--- begin Dataset excerpt ---

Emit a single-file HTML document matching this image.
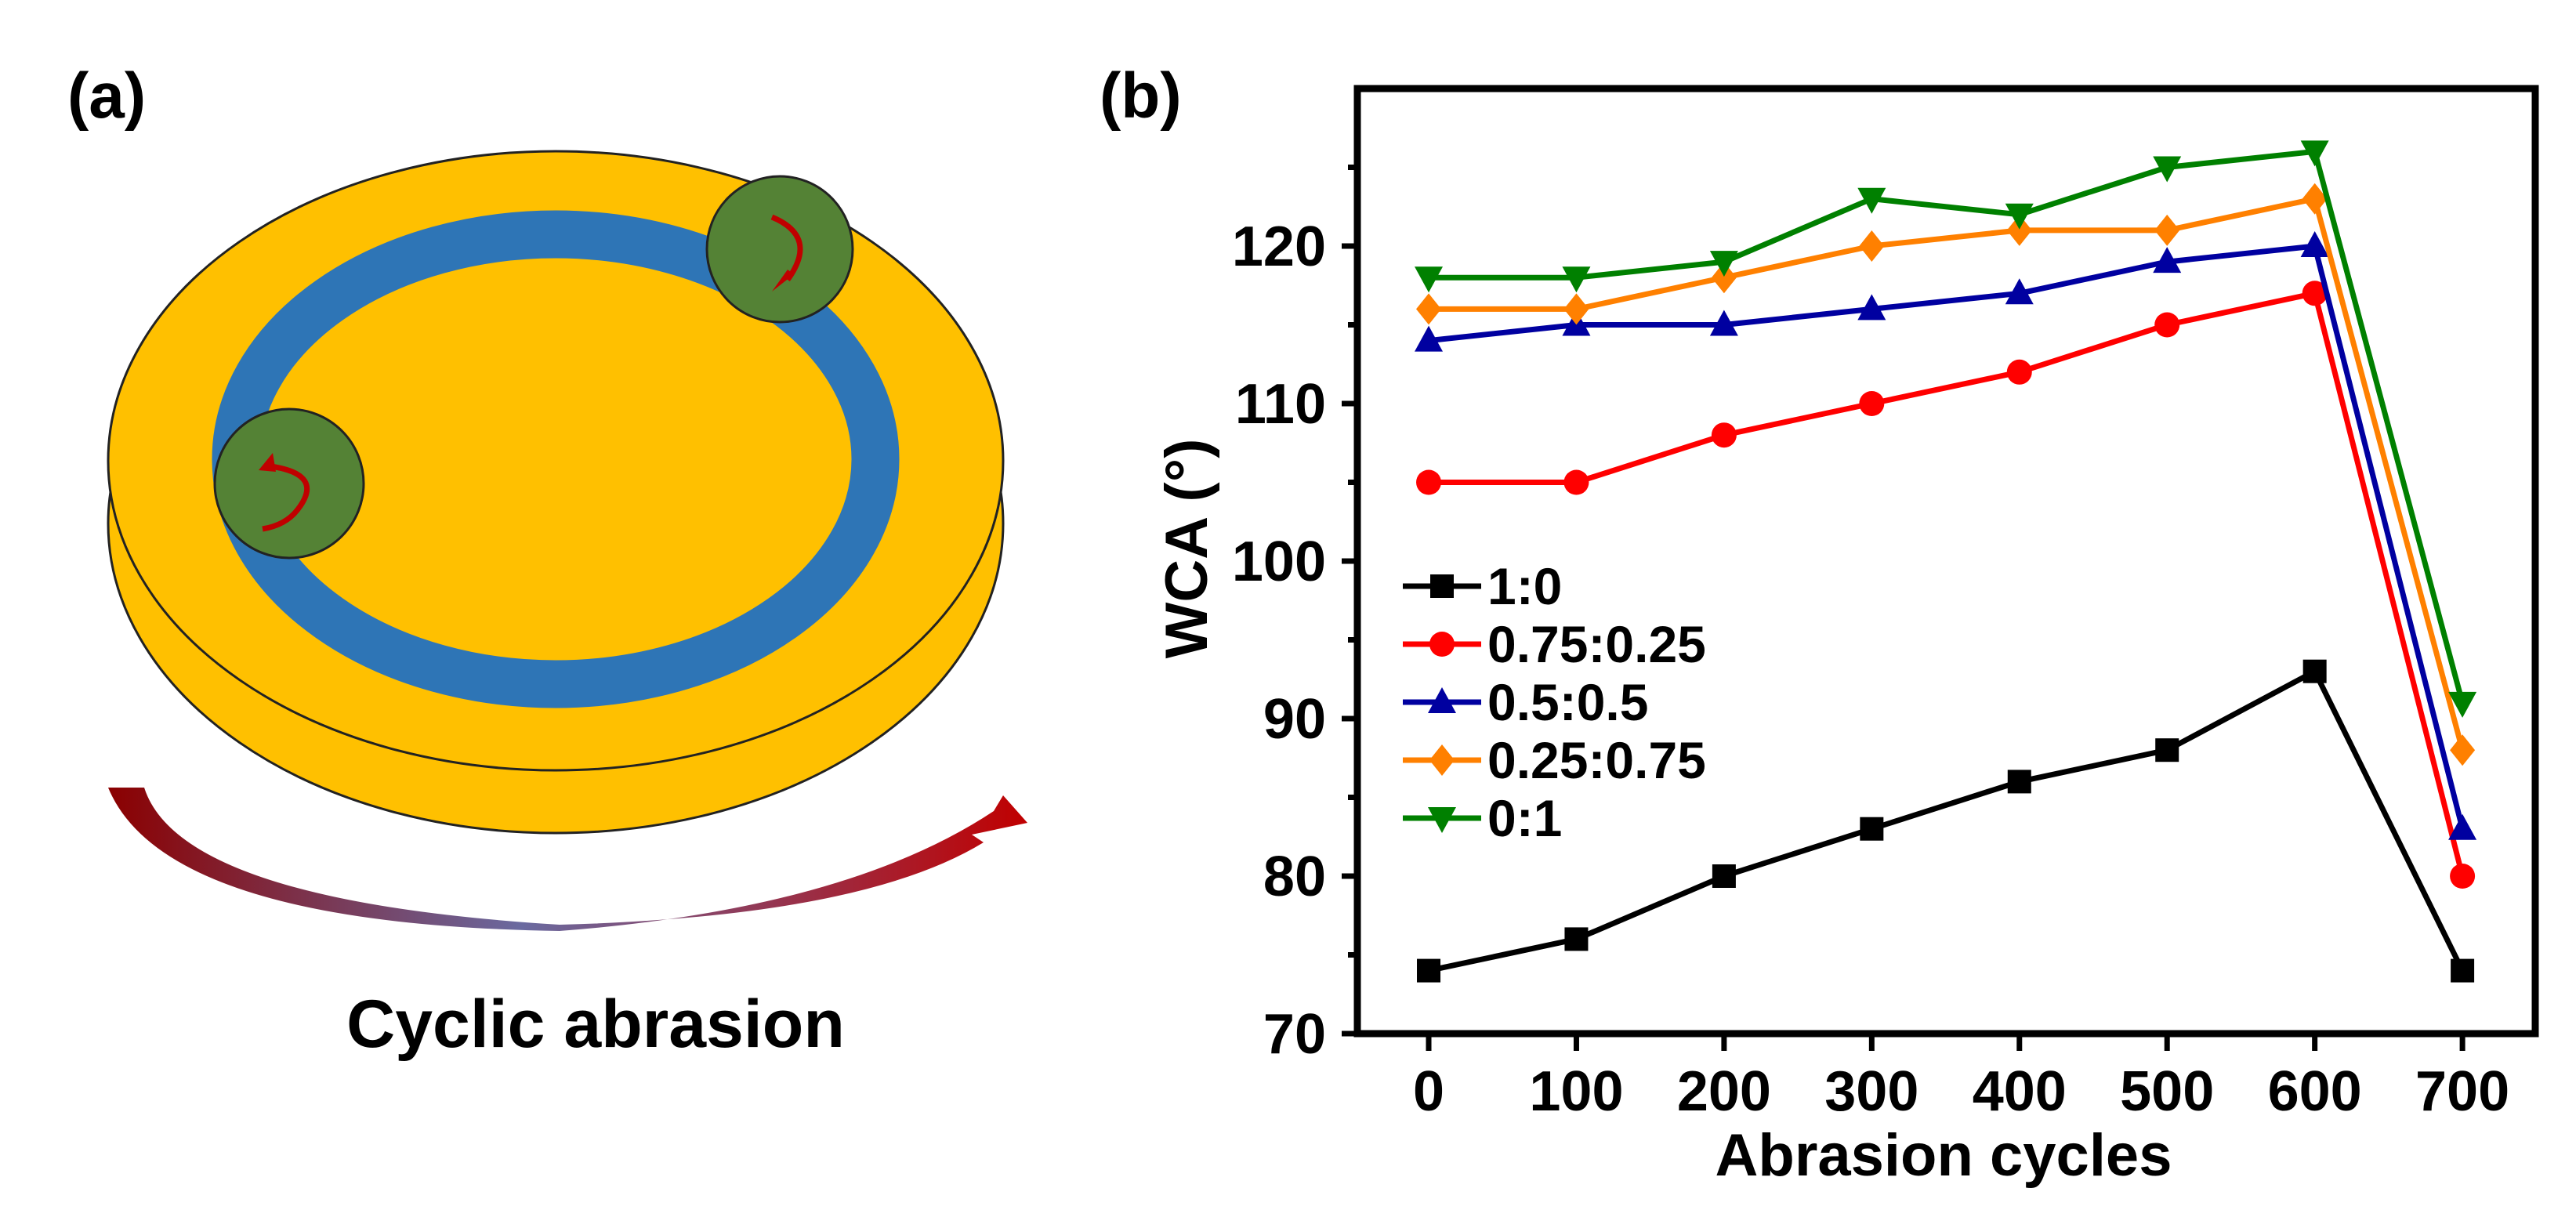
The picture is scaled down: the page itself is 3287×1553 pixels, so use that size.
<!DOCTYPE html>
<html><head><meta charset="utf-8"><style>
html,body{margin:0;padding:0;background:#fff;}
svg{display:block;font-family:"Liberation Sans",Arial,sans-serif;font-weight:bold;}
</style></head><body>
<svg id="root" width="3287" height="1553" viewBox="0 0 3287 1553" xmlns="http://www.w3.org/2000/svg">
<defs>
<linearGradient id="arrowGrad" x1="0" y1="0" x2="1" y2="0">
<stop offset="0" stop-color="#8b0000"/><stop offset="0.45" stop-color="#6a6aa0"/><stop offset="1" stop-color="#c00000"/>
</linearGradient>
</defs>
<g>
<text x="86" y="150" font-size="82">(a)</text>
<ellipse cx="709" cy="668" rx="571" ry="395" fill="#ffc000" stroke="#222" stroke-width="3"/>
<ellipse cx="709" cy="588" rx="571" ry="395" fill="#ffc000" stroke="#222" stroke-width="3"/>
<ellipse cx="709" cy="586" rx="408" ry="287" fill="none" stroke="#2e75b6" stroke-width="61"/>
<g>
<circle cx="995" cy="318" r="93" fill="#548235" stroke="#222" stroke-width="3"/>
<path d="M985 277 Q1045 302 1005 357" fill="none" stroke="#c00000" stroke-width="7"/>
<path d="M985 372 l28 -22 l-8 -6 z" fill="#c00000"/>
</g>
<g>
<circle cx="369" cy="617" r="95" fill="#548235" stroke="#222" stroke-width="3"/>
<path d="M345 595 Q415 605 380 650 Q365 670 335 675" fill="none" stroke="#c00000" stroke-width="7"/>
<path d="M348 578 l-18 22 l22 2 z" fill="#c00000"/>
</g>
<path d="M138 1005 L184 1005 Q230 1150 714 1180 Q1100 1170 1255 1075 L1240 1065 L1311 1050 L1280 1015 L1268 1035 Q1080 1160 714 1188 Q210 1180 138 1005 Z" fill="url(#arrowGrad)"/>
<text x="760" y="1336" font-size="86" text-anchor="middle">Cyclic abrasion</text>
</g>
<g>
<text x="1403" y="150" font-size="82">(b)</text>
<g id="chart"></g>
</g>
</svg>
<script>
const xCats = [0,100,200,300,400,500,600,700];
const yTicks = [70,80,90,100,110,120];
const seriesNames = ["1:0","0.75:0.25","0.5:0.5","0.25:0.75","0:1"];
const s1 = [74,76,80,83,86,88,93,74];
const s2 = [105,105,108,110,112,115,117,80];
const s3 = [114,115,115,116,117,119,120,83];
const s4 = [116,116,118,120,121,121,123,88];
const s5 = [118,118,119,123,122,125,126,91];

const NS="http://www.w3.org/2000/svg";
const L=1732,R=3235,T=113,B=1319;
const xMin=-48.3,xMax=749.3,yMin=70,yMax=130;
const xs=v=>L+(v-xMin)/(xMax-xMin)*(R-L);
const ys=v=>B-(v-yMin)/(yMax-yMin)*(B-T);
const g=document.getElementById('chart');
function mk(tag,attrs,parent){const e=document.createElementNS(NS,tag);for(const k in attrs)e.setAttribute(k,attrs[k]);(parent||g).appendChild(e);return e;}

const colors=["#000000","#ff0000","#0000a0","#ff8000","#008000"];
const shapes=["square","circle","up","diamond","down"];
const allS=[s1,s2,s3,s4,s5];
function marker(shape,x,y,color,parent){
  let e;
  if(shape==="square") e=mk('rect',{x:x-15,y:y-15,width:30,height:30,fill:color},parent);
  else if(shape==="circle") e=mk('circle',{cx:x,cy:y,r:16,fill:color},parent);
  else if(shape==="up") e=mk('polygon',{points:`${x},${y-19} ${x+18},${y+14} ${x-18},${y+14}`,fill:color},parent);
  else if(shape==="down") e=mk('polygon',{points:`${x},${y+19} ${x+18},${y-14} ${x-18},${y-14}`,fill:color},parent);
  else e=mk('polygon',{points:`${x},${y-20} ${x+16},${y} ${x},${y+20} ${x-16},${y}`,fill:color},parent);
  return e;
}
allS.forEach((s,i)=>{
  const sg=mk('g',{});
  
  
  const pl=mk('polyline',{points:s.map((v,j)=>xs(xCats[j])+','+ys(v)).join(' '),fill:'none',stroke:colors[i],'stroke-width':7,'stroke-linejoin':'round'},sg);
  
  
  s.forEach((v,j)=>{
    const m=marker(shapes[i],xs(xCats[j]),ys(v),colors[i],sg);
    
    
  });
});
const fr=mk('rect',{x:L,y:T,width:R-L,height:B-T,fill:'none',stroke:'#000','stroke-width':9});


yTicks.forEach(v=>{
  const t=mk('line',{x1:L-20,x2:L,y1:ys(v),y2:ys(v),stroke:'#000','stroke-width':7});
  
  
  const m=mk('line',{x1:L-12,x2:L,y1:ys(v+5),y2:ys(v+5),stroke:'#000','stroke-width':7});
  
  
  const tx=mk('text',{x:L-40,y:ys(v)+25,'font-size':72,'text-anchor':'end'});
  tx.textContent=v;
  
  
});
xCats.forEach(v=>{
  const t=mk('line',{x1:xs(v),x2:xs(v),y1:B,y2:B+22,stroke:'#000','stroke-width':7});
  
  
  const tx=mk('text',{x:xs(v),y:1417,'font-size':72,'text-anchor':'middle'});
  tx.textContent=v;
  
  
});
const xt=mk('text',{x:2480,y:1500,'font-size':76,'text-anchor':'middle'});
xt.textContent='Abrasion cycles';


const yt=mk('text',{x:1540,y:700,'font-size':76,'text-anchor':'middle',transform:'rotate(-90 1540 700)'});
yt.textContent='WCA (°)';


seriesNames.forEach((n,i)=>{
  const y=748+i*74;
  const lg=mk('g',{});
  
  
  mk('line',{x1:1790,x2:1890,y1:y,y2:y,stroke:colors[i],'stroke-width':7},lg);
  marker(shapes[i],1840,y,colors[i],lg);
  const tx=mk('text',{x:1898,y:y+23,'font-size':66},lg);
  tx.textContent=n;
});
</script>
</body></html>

--- end Dataset excerpt ---

Strip out the pictures and quote the remaining data word for word.

Emit a single-file HTML document matching this image.
The picture is scaled down: the page itself is 3287×1553 pixels, so use that size.
<!DOCTYPE html>
<html><head><meta charset="utf-8"><style>
html,body{margin:0;padding:0;background:#fff;}
svg{display:block;font-family:"Liberation Sans",Arial,sans-serif;font-weight:bold;}
</style></head><body>
<svg id="root" width="3287" height="1553" viewBox="0 0 3287 1553" xmlns="http://www.w3.org/2000/svg">
<defs>
<linearGradient id="arrowGrad" x1="0" y1="0" x2="1" y2="0">
<stop offset="0" stop-color="#8b0000"/><stop offset="0.45" stop-color="#6a6aa0"/><stop offset="1" stop-color="#c00000"/>
</linearGradient>
</defs>
<g>
<text x="86" y="150" font-size="82">(a)</text>
<ellipse cx="709" cy="668" rx="571" ry="395" fill="#ffc000" stroke="#222" stroke-width="3"/>
<ellipse cx="709" cy="588" rx="571" ry="395" fill="#ffc000" stroke="#222" stroke-width="3"/>
<ellipse cx="709" cy="586" rx="408" ry="287" fill="none" stroke="#2e75b6" stroke-width="61"/>
<g>
<circle cx="995" cy="318" r="93" fill="#548235" stroke="#222" stroke-width="3"/>
<path d="M985 277 Q1045 302 1005 357" fill="none" stroke="#c00000" stroke-width="7"/>
<path d="M985 372 l28 -22 l-8 -6 z" fill="#c00000"/>
</g>
<g>
<circle cx="369" cy="617" r="95" fill="#548235" stroke="#222" stroke-width="3"/>
<path d="M345 595 Q415 605 380 650 Q365 670 335 675" fill="none" stroke="#c00000" stroke-width="7"/>
<path d="M348 578 l-18 22 l22 2 z" fill="#c00000"/>
</g>
<path d="M138 1005 L184 1005 Q230 1150 714 1180 Q1100 1170 1255 1075 L1240 1065 L1311 1050 L1280 1015 L1268 1035 Q1080 1160 714 1188 Q210 1180 138 1005 Z" fill="url(#arrowGrad)"/>
<text x="760" y="1336" font-size="86" text-anchor="middle">Cyclic abrasion</text>
</g>
<g>
<text x="1403" y="150" font-size="82">(b)</text>
<g id="chart"></g>
</g>
</svg>
<script>
const xCats = [0,100,200,300,400,500,600,700];
const yTicks = [70,80,90,100,110,120];
const seriesNames = ["1:0","0.75:0.25","0.5:0.5","0.25:0.75","0:1"];
const s1 = [74,76,80,83,86,88,93,74];
const s2 = [105,105,108,110,112,115,117,80];
const s3 = [114,115,115,116,117,119,120,83];
const s4 = [116,116,118,120,121,121,123,88];
const s5 = [118,118,119,123,122,125,126,91];

const NS="http://www.w3.org/2000/svg";
const L=1732,R=3235,T=113,B=1319;
const xMin=-48.3,xMax=749.3,yMin=70,yMax=130;
const xs=v=>L+(v-xMin)/(xMax-xMin)*(R-L);
const ys=v=>B-(v-yMin)/(yMax-yMin)*(B-T);
const g=document.getElementById('chart');
function mk(tag,attrs,parent){const e=document.createElementNS(NS,tag);for(const k in attrs)e.setAttribute(k,attrs[k]);(parent||g).appendChild(e);return e;}

const colors=["#000000","#ff0000","#0000a0","#ff8000","#008000"];
const shapes=["square","circle","up","diamond","down"];
const allS=[s1,s2,s3,s4,s5];
function marker(shape,x,y,color,parent){
  let e;
  if(shape==="square") e=mk('rect',{x:x-15,y:y-15,width:30,height:30,fill:color},parent);
  else if(shape==="circle") e=mk('circle',{cx:x,cy:y,r:16,fill:color},parent);
  else if(shape==="up") e=mk('polygon',{points:`${x},${y-19} ${x+18},${y+14} ${x-18},${y+14}`,fill:color},parent);
  else if(shape==="down") e=mk('polygon',{points:`${x},${y+19} ${x+18},${y-14} ${x-18},${y-14}`,fill:color},parent);
  else e=mk('polygon',{points:`${x},${y-20} ${x+16},${y} ${x},${y+20} ${x-16},${y}`,fill:color},parent);
  return e;
}
allS.forEach((s,i)=>{
  const sg=mk('g',{});
  
  
  const pl=mk('polyline',{points:s.map((v,j)=>xs(xCats[j])+','+ys(v)).join(' '),fill:'none',stroke:colors[i],'stroke-width':7,'stroke-linejoin':'round'},sg);
  
  
  s.forEach((v,j)=>{
    const m=marker(shapes[i],xs(xCats[j]),ys(v),colors[i],sg);
    
    
  });
});
const fr=mk('rect',{x:L,y:T,width:R-L,height:B-T,fill:'none',stroke:'#000','stroke-width':9});


yTicks.forEach(v=>{
  const t=mk('line',{x1:L-20,x2:L,y1:ys(v),y2:ys(v),stroke:'#000','stroke-width':7});
  
  
  const m=mk('line',{x1:L-12,x2:L,y1:ys(v+5),y2:ys(v+5),stroke:'#000','stroke-width':7});
  
  
  const tx=mk('text',{x:L-40,y:ys(v)+25,'font-size':72,'text-anchor':'end'});
  tx.textContent=v;
  
  
});
xCats.forEach(v=>{
  const t=mk('line',{x1:xs(v),x2:xs(v),y1:B,y2:B+22,stroke:'#000','stroke-width':7});
  
  
  const tx=mk('text',{x:xs(v),y:1417,'font-size':72,'text-anchor':'middle'});
  tx.textContent=v;
  
  
});
const xt=mk('text',{x:2480,y:1500,'font-size':76,'text-anchor':'middle'});
xt.textContent='Abrasion cycles';


const yt=mk('text',{x:1540,y:700,'font-size':76,'text-anchor':'middle',transform:'rotate(-90 1540 700)'});
yt.textContent='WCA (°)';


seriesNames.forEach((n,i)=>{
  const y=748+i*74;
  const lg=mk('g',{});
  
  
  mk('line',{x1:1790,x2:1890,y1:y,y2:y,stroke:colors[i],'stroke-width':7},lg);
  marker(shapes[i],1840,y,colors[i],lg);
  const tx=mk('text',{x:1898,y:y+23,'font-size':66},lg);
  tx.textContent=n;
});
</script>
</body></html>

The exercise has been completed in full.